Dieser Aspekt ist wichtiger als viele annehmen, denn, wenn z.B. ein Fondsmanager in seinem Handeln beeinträchtigt ist, werden möglicherweise Entscheidungen getroffen, die entweder das Risiko unsachgemäß erhöhen oder Rendite auf der Strecke bleibt. Das könnte zum Beispiel dann der Fall sein, wenn ein angestellter Fondsmanager zu defensive Entscheidungen trifft, um nicht zu viel Risiko einzugehen, weil das Kritik von seinem Vorgesetzten für Folge hätte oder sogar seinen Job kosten könnte. Getreu nach dem Motto, lieber weniger Rendite, als zu viel Risiko, was meinen Kopf kosten könnte. Andersherum könnte ein Fondsmanager ein zu hohes Risiko eingehen, weil sein Gehalt maßgeblich von der Erfolgsprovision geprägt ist. Das unsachgemäße Risiko kann ihm aber egal sein, weil es ja nicht sein investiertes Geld ist, dass im Feuer steht.
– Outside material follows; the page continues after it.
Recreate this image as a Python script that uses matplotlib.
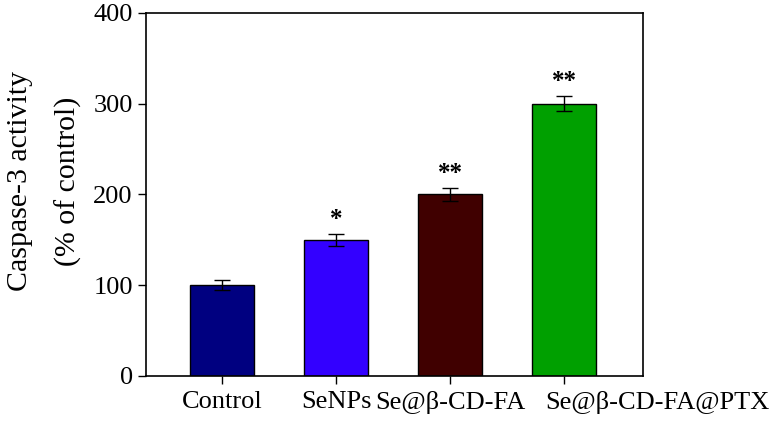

Diese Eventualitäten von teuren Agency Costs können ausgeschlossen werden, mit nur einem Checkpunkt: Das eigene Investment des Fondsmanagements. Ist das Fondsmanagement selbst in den eigenen Produkten investiert, bringt das eine vollkommende Gleichrichtung der Interessen mit sich. Dies wiederum senkt die Agency Costs auf null, da das Fondsmanagement genauso profitiert und verliert wie alle anderen Anleger auch.
Fazit
Investieren ist mehr als das Kaufen und Verkaufen von Aktien. Wenn langfristig eine Überrendite erzielt werden soll, dann kommen wesentliche Faktoren hinzu, die teils mindestens genauso anspruchsvoll sind wie die Analyse von Aktien selbst. Denn, neben den kognitiven Anstrengungen sind zusätzlich emotionale Hürden zu meistern, die von Erfolg abhalten können. Mit dem Fokus auf eine klare Strategie, mit Disziplin in der Umsetzung und einer Gleichrichtung von Interessen zwischen Verantwortlichen und Anlegern, werden wesentliche Grundlagen geschaffen, um das Ziel einer langfristigen Überrendite zu erreichen.